**WHAT THE TASK REQUIRES**
Output all entries verbatim. Skip pictures.

-- -- --

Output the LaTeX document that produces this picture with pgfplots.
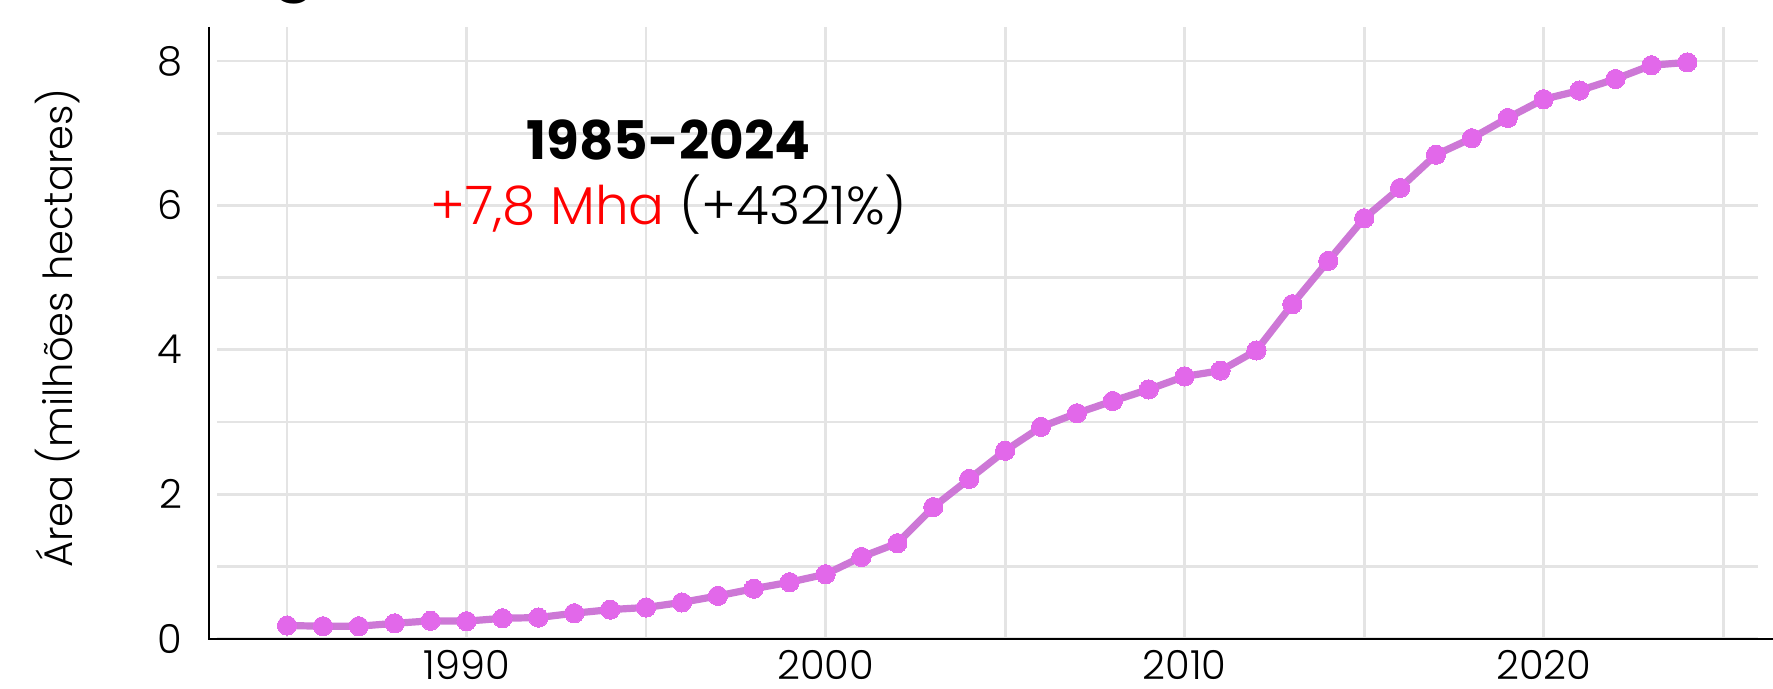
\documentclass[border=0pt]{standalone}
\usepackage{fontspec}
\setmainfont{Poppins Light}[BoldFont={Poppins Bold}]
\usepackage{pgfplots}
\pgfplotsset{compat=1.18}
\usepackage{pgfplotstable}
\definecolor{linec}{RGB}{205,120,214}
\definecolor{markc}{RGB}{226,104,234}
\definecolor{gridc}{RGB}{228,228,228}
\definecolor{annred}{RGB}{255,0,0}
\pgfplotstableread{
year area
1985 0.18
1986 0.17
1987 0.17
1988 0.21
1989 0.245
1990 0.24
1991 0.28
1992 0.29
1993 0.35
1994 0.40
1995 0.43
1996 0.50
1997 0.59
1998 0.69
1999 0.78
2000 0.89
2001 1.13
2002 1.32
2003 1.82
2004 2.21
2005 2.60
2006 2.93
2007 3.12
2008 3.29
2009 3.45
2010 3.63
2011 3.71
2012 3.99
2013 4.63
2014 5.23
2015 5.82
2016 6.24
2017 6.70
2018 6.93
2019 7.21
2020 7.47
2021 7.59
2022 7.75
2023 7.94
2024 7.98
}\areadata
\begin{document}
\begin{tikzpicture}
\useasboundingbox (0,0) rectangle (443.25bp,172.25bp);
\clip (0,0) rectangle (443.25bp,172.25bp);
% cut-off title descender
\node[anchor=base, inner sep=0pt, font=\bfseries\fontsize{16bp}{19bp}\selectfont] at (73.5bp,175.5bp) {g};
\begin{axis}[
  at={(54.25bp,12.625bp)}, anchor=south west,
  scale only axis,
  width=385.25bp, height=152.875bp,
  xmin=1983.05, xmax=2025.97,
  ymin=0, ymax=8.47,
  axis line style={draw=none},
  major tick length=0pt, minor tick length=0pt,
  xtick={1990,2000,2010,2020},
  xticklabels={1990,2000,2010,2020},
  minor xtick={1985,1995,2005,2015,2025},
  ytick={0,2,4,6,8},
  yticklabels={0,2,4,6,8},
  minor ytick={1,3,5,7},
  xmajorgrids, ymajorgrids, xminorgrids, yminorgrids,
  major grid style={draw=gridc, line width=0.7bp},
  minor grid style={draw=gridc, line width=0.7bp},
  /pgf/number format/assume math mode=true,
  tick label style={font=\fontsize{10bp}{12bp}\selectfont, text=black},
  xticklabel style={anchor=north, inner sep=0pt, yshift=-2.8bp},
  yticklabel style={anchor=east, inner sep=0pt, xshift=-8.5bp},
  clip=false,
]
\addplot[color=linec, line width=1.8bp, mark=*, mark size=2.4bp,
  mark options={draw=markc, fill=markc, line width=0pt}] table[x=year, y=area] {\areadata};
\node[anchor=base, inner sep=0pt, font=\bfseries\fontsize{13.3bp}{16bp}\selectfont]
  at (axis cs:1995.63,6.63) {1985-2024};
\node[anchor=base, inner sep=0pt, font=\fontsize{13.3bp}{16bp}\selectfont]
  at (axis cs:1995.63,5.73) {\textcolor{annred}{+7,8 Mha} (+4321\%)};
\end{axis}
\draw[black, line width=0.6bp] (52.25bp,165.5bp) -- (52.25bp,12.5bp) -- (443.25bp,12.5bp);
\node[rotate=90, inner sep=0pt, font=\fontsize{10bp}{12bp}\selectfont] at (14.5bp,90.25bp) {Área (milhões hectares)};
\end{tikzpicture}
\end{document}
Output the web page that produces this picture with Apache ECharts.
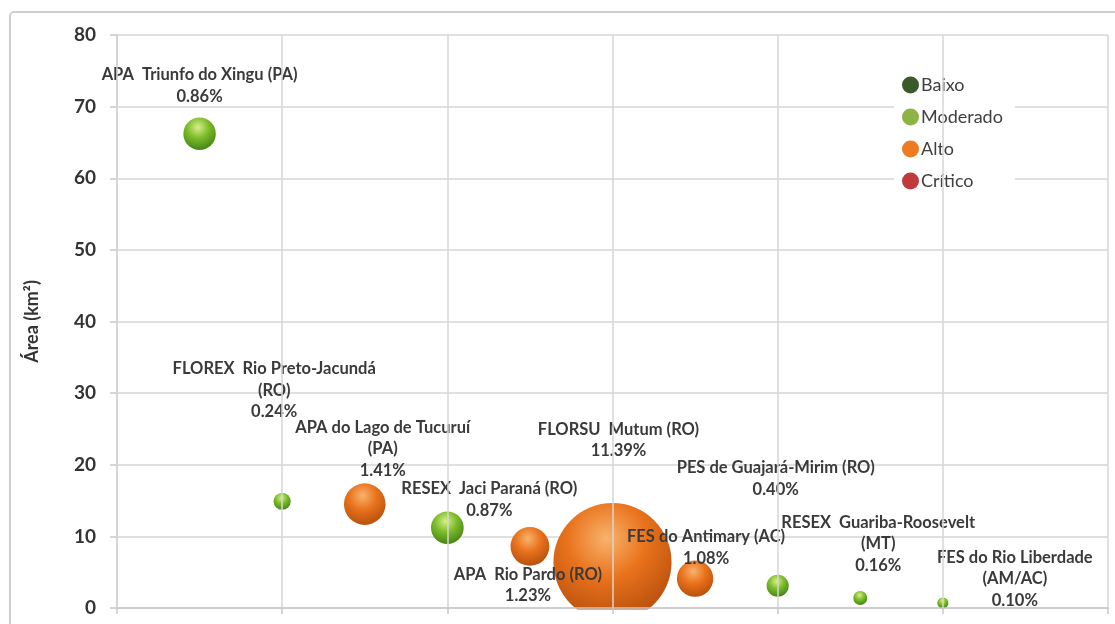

-- -- --

**SOLUTION FOR THIS PROBLEM**
Output the LaTeX document that produces this picture with pgfplots.
\documentclass[border=0pt]{standalone}
\usepackage{fontspec}
\setmainfont{Poppins Light}[BoldFont={Poppins Bold}]
\usepackage{pgfplots}
\pgfplotsset{compat=1.18}
\usepackage{pgfplotstable}
\definecolor{linec}{RGB}{205,120,214}
\definecolor{markc}{RGB}{226,104,234}
\definecolor{gridc}{RGB}{228,228,228}
\definecolor{annred}{RGB}{255,0,0}
\pgfplotstableread{
year area
1985 0.18
1986 0.17
1987 0.17
1988 0.21
1989 0.245
1990 0.24
1991 0.28
1992 0.29
1993 0.35
1994 0.40
1995 0.43
1996 0.50
1997 0.59
1998 0.69
1999 0.78
2000 0.89
2001 1.13
2002 1.32
2003 1.82
2004 2.21
2005 2.60
2006 2.93
2007 3.12
2008 3.29
2009 3.45
2010 3.63
2011 3.71
2012 3.99
2013 4.63
2014 5.23
2015 5.82
2016 6.24
2017 6.70
2018 6.93
2019 7.21
2020 7.47
2021 7.59
2022 7.75
2023 7.94
2024 7.98
}\areadata
\begin{document}
\begin{tikzpicture}
\useasboundingbox (0,0) rectangle (443.25bp,172.25bp);
\clip (0,0) rectangle (443.25bp,172.25bp);
% cut-off title descender
\node[anchor=base, inner sep=0pt, font=\bfseries\fontsize{16bp}{19bp}\selectfont] at (73.5bp,175.5bp) {g};
\begin{axis}[
  at={(54.25bp,12.625bp)}, anchor=south west,
  scale only axis,
  width=385.25bp, height=152.875bp,
  xmin=1983.05, xmax=2025.97,
  ymin=0, ymax=8.47,
  axis line style={draw=none},
  major tick length=0pt, minor tick length=0pt,
  xtick={1990,2000,2010,2020},
  xticklabels={1990,2000,2010,2020},
  minor xtick={1985,1995,2005,2015,2025},
  ytick={0,2,4,6,8},
  yticklabels={0,2,4,6,8},
  minor ytick={1,3,5,7},
  xmajorgrids, ymajorgrids, xminorgrids, yminorgrids,
  major grid style={draw=gridc, line width=0.7bp},
  minor grid style={draw=gridc, line width=0.7bp},
  /pgf/number format/assume math mode=true,
  tick label style={font=\fontsize{10bp}{12bp}\selectfont, text=black},
  xticklabel style={anchor=north, inner sep=0pt, yshift=-2.8bp},
  yticklabel style={anchor=east, inner sep=0pt, xshift=-8.5bp},
  clip=false,
]
\addplot[color=linec, line width=1.8bp, mark=*, mark size=2.4bp,
  mark options={draw=markc, fill=markc, line width=0pt}] table[x=year, y=area] {\areadata};
\node[anchor=base, inner sep=0pt, font=\bfseries\fontsize{13.3bp}{16bp}\selectfont]
  at (axis cs:1995.63,6.63) {1985-2024};
\node[anchor=base, inner sep=0pt, font=\fontsize{13.3bp}{16bp}\selectfont]
  at (axis cs:1995.63,5.73) {\textcolor{annred}{+7,8 Mha} (+4321\%)};
\end{axis}
\draw[black, line width=0.6bp] (52.25bp,165.5bp) -- (52.25bp,12.5bp) -- (443.25bp,12.5bp);
\node[rotate=90, inner sep=0pt, font=\fontsize{10bp}{12bp}\selectfont] at (14.5bp,90.25bp) {Área (milhões hectares)};
\end{tikzpicture}
\end{document}
Output the web page that produces this picture with Apache ECharts.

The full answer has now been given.